The waiter dropped off their meals, giving Coulson a chance to recover from the unexpected question.

“So?” Clint lifted some noodles with his chopsticks and waved them around. He was smiling brightly at Phil.

“I appreciate that the offer’s on the table. Maybe we could decide later?”

Clint’s smile broadened. “Sure! How’s your pho?”

Phil had to try the soup before he could answer. He loved it and said as much. This led them onto the safer topic of their favourite foods. Clint loved to cook and bake and Phil had traveled so much that this topic lasted their entire meal.

“There’s a great Middle Eastern café up the road. They have amazing desserts.” Clint paid the check and stood.

“You’re okay frequenting other cafés?” Phil asked as he tried to ignore the strange feeling of not picking up the bill for dinner.

“It’s bliss!” Clint laughed. “Especially when they make things I don’t.” He pointed up the street. “Shall we?”

“I’ll buy.” Coulson insisted.

“Okie dokie!” Clint didn’t try to argue. He saw a frown flit across Phil’s face and halted. “I try to take people I’m out with at face value.
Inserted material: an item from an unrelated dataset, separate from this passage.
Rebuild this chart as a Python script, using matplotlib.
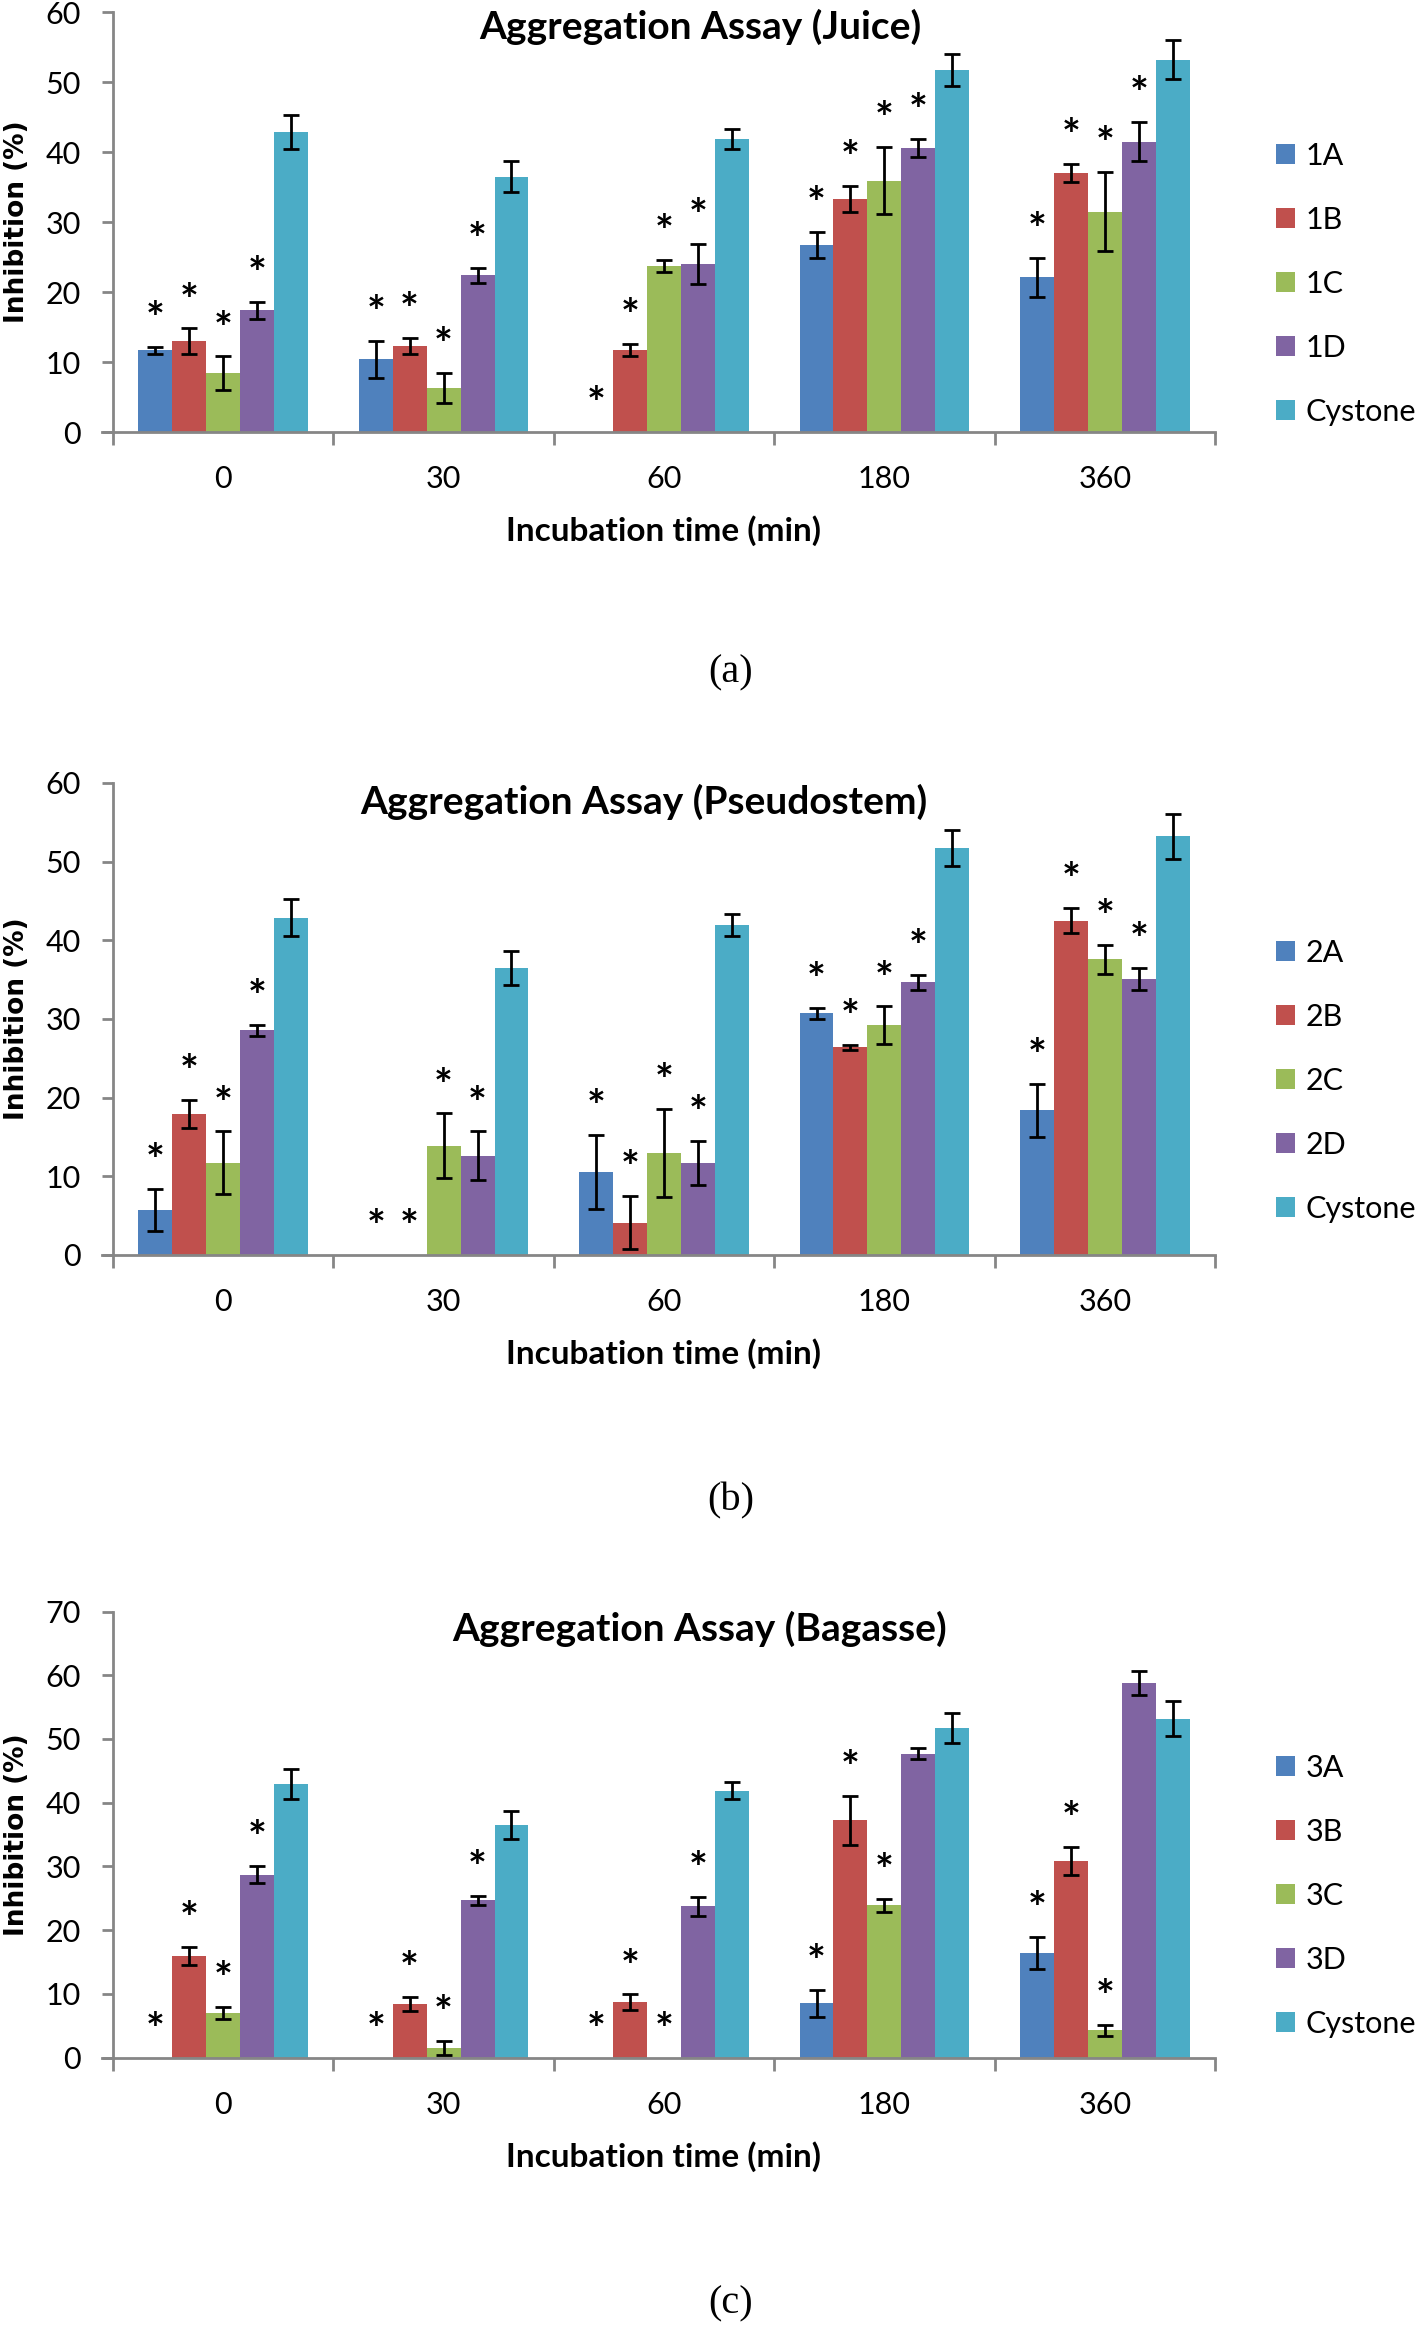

If you wanted me to say, ‘oh, no no, let me pay’ and have a back-and-forth about it for the sake of some set of social customs, I’m sorry, but that’s not me.”

Chuckling softly, Phil shrugged. “I don’t think I’m used to anyone being so damned honest about everything.”

“I hope you’ll take the time to get used to it.” Clint grinned flirtatiously.

“Let’s get through dessert.” He was feeling bold. “And then maybe a nightcap at your place.”

“Sounds great!” Clint was smiling wider as he set off again.